### CHALLENGE
Please reproduce the lines of the records below from the one holding "Rebuild this chart" through the one holding "from matplotlib.patches import Rectangle", inclusive, skipping all pictures.

### AVAILABLE DATA
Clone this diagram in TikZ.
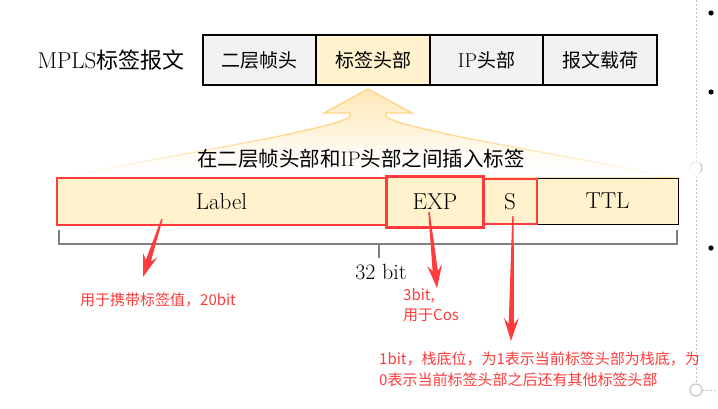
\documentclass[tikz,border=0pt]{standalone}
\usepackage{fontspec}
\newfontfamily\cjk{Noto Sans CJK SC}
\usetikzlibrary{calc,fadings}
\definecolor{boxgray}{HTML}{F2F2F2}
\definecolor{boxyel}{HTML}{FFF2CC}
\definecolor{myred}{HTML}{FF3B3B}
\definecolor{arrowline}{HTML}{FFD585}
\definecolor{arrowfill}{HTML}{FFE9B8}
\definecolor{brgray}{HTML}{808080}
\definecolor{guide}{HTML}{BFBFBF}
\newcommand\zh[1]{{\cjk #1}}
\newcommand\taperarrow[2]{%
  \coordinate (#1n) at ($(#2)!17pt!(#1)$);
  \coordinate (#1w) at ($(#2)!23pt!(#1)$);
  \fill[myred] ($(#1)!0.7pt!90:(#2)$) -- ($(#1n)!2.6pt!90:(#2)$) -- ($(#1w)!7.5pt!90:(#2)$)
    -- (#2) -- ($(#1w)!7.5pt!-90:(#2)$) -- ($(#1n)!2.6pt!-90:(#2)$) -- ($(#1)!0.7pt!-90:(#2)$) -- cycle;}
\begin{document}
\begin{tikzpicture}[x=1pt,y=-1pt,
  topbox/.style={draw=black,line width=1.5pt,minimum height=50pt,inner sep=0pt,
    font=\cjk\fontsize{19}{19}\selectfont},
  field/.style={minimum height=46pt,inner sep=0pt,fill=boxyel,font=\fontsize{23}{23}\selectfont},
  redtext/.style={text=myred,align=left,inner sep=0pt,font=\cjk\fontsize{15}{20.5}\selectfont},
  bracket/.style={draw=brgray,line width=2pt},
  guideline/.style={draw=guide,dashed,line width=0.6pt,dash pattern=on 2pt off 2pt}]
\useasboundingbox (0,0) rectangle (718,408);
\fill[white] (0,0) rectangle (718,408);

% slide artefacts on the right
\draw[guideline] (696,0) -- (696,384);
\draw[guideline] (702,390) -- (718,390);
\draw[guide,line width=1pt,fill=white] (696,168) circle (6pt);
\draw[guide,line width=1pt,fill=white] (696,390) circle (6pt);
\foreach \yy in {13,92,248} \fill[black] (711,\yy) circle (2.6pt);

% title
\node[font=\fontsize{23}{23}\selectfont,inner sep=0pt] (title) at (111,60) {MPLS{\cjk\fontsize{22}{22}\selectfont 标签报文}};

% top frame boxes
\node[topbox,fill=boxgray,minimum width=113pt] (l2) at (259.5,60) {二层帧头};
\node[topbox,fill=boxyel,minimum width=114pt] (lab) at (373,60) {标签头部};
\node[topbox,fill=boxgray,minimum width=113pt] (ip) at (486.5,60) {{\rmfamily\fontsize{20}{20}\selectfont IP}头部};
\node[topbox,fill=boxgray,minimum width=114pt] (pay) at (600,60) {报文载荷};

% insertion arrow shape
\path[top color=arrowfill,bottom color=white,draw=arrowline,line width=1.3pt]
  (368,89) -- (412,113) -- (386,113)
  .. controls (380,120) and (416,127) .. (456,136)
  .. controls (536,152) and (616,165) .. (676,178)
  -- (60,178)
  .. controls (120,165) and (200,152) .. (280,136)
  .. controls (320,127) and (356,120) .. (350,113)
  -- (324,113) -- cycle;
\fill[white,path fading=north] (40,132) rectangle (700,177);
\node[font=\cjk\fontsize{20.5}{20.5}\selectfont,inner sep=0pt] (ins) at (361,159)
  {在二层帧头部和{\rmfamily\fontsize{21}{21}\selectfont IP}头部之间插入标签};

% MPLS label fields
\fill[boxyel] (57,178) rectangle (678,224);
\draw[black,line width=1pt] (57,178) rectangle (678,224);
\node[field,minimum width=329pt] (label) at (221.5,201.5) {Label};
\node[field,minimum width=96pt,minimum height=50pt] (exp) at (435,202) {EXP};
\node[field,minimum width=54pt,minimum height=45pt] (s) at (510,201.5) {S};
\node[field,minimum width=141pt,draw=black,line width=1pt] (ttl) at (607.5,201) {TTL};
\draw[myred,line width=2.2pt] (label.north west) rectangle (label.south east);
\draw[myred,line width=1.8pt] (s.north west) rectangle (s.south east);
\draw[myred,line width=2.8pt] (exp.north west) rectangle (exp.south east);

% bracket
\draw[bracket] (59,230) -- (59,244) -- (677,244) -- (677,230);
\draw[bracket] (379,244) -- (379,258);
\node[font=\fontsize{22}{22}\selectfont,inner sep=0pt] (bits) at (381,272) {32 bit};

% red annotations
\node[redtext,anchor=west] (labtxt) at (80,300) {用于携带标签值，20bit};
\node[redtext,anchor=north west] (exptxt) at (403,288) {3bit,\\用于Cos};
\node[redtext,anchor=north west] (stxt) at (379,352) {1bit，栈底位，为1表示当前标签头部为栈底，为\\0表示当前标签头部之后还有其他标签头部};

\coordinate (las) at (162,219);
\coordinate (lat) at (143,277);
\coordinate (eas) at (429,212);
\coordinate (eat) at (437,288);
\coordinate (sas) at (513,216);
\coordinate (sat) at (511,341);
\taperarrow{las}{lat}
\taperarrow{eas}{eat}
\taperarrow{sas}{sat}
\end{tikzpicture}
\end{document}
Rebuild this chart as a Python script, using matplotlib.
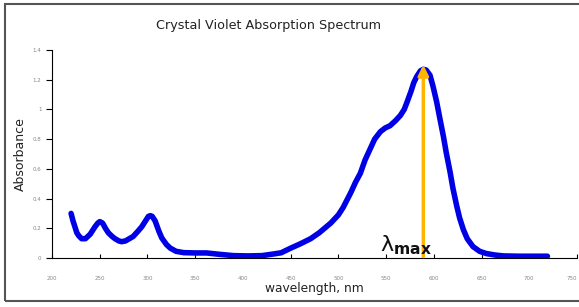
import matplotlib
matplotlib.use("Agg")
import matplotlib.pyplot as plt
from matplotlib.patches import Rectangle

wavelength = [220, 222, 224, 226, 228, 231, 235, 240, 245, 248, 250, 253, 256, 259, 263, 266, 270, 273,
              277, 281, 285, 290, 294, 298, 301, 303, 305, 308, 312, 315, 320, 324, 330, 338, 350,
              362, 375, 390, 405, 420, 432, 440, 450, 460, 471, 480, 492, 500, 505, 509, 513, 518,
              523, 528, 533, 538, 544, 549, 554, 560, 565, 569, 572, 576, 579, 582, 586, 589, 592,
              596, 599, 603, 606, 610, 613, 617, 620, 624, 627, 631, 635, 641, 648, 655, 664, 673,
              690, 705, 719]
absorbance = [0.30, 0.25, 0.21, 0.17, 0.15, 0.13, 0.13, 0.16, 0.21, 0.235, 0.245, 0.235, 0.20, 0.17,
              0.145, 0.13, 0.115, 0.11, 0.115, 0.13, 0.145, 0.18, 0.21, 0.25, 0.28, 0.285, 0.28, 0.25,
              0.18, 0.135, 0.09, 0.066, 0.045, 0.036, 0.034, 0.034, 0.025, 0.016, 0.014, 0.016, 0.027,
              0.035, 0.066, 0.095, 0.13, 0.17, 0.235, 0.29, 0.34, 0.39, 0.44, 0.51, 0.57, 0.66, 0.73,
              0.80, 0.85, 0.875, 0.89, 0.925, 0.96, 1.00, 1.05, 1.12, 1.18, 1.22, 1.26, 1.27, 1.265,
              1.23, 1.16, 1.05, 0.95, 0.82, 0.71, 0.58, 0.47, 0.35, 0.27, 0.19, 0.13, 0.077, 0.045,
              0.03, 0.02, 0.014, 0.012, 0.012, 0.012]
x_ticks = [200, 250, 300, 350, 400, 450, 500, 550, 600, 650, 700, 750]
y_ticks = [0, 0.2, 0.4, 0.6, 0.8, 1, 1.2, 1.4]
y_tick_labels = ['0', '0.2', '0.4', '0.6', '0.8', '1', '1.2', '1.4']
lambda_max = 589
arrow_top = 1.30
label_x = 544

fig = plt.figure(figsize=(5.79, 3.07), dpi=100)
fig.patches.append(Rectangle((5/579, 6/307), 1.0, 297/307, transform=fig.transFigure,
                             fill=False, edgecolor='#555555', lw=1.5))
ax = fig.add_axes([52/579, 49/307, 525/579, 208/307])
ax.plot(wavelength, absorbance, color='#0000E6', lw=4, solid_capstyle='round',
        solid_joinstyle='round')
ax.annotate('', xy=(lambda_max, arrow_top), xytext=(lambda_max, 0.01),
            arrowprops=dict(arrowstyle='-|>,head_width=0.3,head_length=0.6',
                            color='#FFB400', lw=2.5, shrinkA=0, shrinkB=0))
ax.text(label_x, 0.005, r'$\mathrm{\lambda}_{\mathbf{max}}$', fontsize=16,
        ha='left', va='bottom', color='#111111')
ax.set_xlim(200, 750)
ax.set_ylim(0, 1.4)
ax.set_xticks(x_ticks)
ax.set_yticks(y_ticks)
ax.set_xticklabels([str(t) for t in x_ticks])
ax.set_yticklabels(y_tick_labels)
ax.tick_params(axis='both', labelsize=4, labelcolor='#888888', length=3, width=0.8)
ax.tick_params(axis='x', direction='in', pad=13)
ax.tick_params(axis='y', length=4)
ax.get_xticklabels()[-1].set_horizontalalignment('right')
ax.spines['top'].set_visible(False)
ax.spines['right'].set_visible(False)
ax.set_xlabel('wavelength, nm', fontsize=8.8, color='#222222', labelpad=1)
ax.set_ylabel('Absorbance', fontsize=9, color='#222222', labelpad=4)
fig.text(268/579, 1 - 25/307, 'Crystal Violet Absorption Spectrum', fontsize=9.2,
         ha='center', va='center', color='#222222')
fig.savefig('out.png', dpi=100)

### TASK RESPONSE
Rebuild this chart as a Python script, using matplotlib.
import matplotlib
matplotlib.use("Agg")
import matplotlib.pyplot as plt
from matplotlib.patches import Rectangle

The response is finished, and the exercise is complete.